Lunedì l’intervistatore, con l’aria incalzante di chi vuol essere lodato da Twitter il giorno dopo, ha così formulato la domanda: «Ghislaine Maxwell è stata arrestata con l’accusa di sfruttamento della prostituzione minorile. Perché augura il bene a una persona del genere?».
Ora, non sarò certo io a dire che un’accusa non è una condanna, giacché il garantismo è un tema noiosissimo e una causa così persa che neanche Rhett Butler (quello di «ho un debole per le cause perse, ma solo quando sono perse veramente») pretenderebbe di ottenerlo da un tizio della televisione.

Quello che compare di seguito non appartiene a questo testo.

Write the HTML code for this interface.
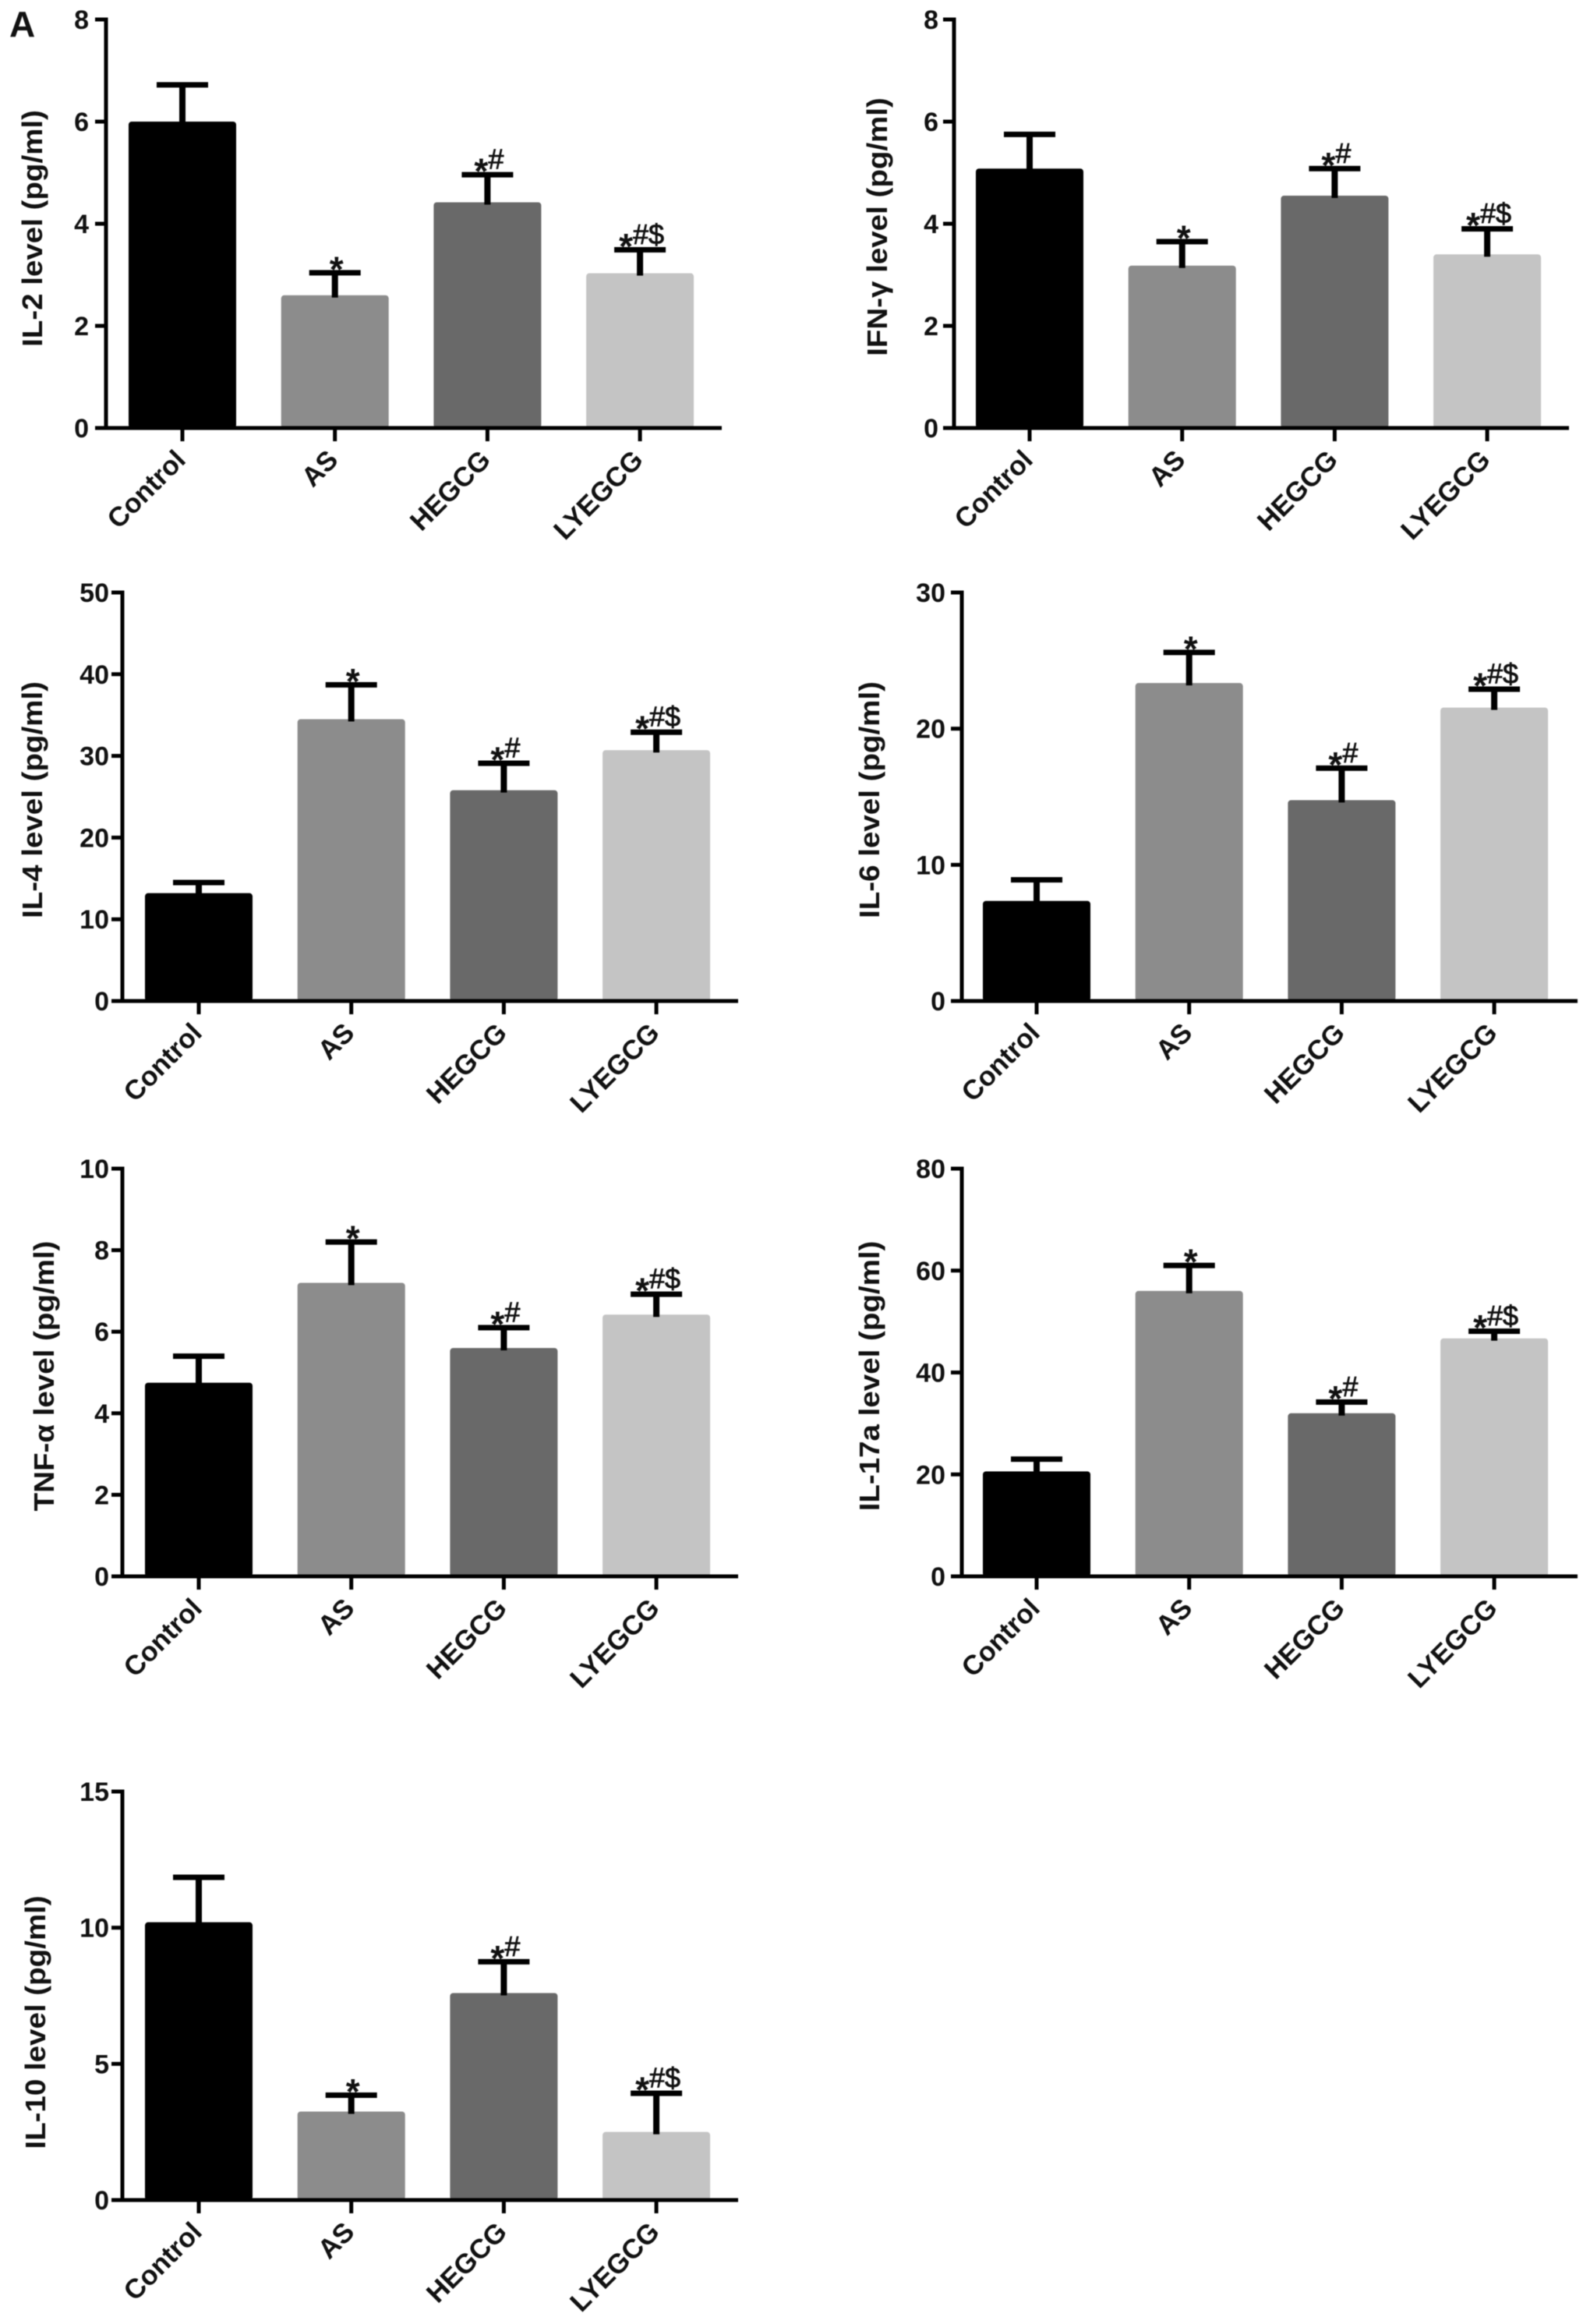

Però mi torna in mente Umberto Eco che racconta che gli chiedono della morte di Greta Garbo, restano insoddisfatti per il suo «era una grande star», e si domanda: cosa dovevo dire, «cagna e troia»? Ecco: cosa doveva dire, Donald Trump, di una sua conoscente che è in carcere, il cui amico/socio/eccetera in carcere è recentemente morto?
Eppure ieri Twitter vibrava ulteriormente di sdegno per questa risposta. Perché «I wish her well» è una frase inaccettabile? No: perché l’ha detta Trump. Funziona così, nelle curve: l’impresentabile ha torto per principio.
Jia Tolentino, giornalista del New Yorker di origine filippina, l’anno scorso ha pubblicato un libro di saggi personali (recentemente edito anche in Italia). Non molto dopo l’uscita del libro, qualcuno ha recuperato delle vecchie agenzie di stampa che riportavano il patteggiamento dei suoi genitori, accusati di aver gestito una tratta di schiavi facendo immigrare clandestinamente filippini negli Stati Uniti. Era una notizia di prima dei social, quindi sepolta, nell’epoca in cui nessuno studia gli archivi e tutti si limitano a mettere una parola nella finestra di ricerca che hanno aperta davanti.
La Tolentino ha scritto on line la sua versione dei fatti, ovvero che i genitori erano innocenti e hanno patteggiato per risparmiare, e poi ha detto che, se nel suo libro di memorie non c’era traccia di questa storia, era perché i suoi genitori non erano pronti a vederla pubblicata.
Nessuno l’ha accusata di aver mentito, o almeno omesso l’essenziale, in un libro di saggi personali; nessuno ha avuto niente da obiettare circa la pretesa innocenza dei genitori; nessun intervistatore indignato le ha chiesto conto del suo non averli rinnegati. D di Repubblica l’ha messa in copertina, un mese dopo le lacunose spiegazioni, e nell’intervista non c’era mezza domanda su questa vicenda (incidentalmente, l’unico dettaglio interessante che la riguardasse).
È perché siamo garantisti? È perché siamo discreti? No: è perché Jia Tolentino è seduta dalla parte dei presentabili.
Matteo Salvini, la cui impresentabilità forse supera persino quella di Donald Trump, andrà a processo per non aver un anno fa fatto attraccare la Open Arms. Tutta la curva dei presentabili gongola di soddisfazione, giacché mollare dei profughi in alto mare è un gesto sufficientemente odioso da farti tifare contro anche dai più moderati, e giacché al pubblico italiano vedere i politici a processo, specie se sommario, piace sempre, specie quando li ha distrattamente votati.
Ma un anno fa Salvini era il vice d’un tizio che ancora adesso è presidente del Consiglio, e quindi o quel tizio un anno fa era soggiogato dal suo vice epperciò incapace d’impedirgli un gesto odioso e degno d’una condanna oggi, o quel tizio un anno fa era sodale del più impresentabile, e quindi com’è possibile che oggi sia a capo del governo dei presentabili? E, soprattutto, che ne facciamo di quelli che, nell’anno uno del governo d.S. (dopo Salvini), non hanno cambiato le regole da lui stabilite (quel pastrocchio che va sotto il nome di “decreti sicurezza”)? Aspettiamo che diventino impresentabili e poi li processiamo, quando non saranno più al governo e potremo dire quanto non ci siano mai piaciuti?
Non sarebbe segno di maturità se dalla curva dei presentabili si alzasse qualcuno a dire che le cose fatte e dette hanno un valore in sé, si tratti della presunta innocenza d’un’indagata o della decisione di non far attraccare una nave, e non va valutato quanto ci stia simpatico o con chi sia alleato chi le dice o le fa? Non dovremmo aver superato l’età in cui al nostro giocatore preferito perdoniamo tutto, e quello della squadra avversaria è fallo pure se saluta?